Arsenic sorption and oxidation by natural manganese-oxide-enriched soils: Reaction kinetics respond to varying environmental conditions

Authors: Fischel, Matthew; CLARKE, CATHY - Stellenbosch University; SPARKS, DONALD - University Of Delaware

Submitted to: Geoderma
Publication Type: Peer Reviewed Journal
Publication Acceptance Date: 11/13/2023
Publication Date: 12/21/2023
Citation: Fischel, M.H., Clarke, C., Sparks, D.L. 2023. Arsenic sorption and oxidation by natural manganese-oxide-enriched soils: Reaction kinetics respond to varying environmental conditions. Geoderma. 411 Article e116715. https://doi.org/10.1016/j.geoderma.2023.116715.
DOI: https://doi.org/10.1016/j.geoderma.2023.116715

Interpretive Summary: Manganese-oxides are some of the most reactive minerals in the natural world, where they alter nutrient and contaminant cycling in soil and water. However, our scientific understanding of manganese-oxides reactivity is based on studying synthetic minerals made in the laboratory, which can have drastically different properties than their natural counterparts. We collected soils with elevated naturally formed manganese-oxide concentrations and determined their ability to react with and bind arsenic. We compared our results from these reactions with naturally occurring minerals to previous studies using synthetic manganese-oxides in the literature and found that only select synthetic minerals, such as hexagonal birnessite and random stacked birnessite, behave similarly to the natural manganese-oxides. The reaction information determined in this study provides a new basis to model manganese-oxides' impact on contaminant and nutrient movement and alteration across different temperatures and pHs in the environment. This information is vital for scientists seeking to understand which synthetic minerals to use in experiments that will accurately mimic the same natural processes and is essential to developing policies for soil and water remediation and nutrient management.

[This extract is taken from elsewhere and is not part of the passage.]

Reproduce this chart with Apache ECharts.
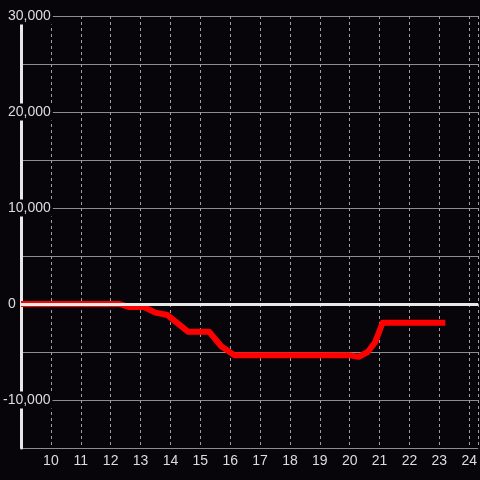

Technical Abstract: Manganese-oxides are some of the strongest oxidants and sorbents in the environment, which impact many geochemical processes. However, nearly all our understanding of manganese-oxides’ reaction kinetics is based on laboratory-synthesized minerals. This study quantifies the oxidative kinetics and adsorptive capacity of five soils rich in pedogenic manganese- and iron-oxides through arsenite oxidation batch reactions over a range of pHs and temperatures to mimic diverse environmental conditions. The two A horizons were less reactive and enriched in manganese(IV), compared to the B horizons, particularly the subsoil containing the manganese-rich wad material. The reaction kinetics fit a pseudo-first-order reaction with distinct fast and slow phases. The baseline reactions were pH 7.2 at 23 °C. Adjusting pH to 4.5 or 9.0 increased the reaction rates. Decreasing the temperature to 4.0 °C reduced the reaction kinetics, while raising the temperature to 40 °C increased the arsenite oxidation rate. pH and temperature changes alter the reaction kinetics due to shifts related to the point of zero charge, the total system energy, and surface passivation from adsorbing arsenic and manganese species. Synchrotron X-ray fluorescence mapping indicates arsenic only penetrates the surficial layers of most manganese-oxide-containing nodules found in the soil. After the arsenite oxidation reaction in the pedogenically weathered subsoil, X-ray absorption spectroscopy demonstrates significant differences in the average manganese oxidation number between the nodules’ outer layers compared to the soil matrix and nodule centers. The kinetic and sorption parameters give critical insight into determining the mobility and species of arsenic and other redox-sensitive contaminants in manganese-containing environmental systems over appropriate timescales.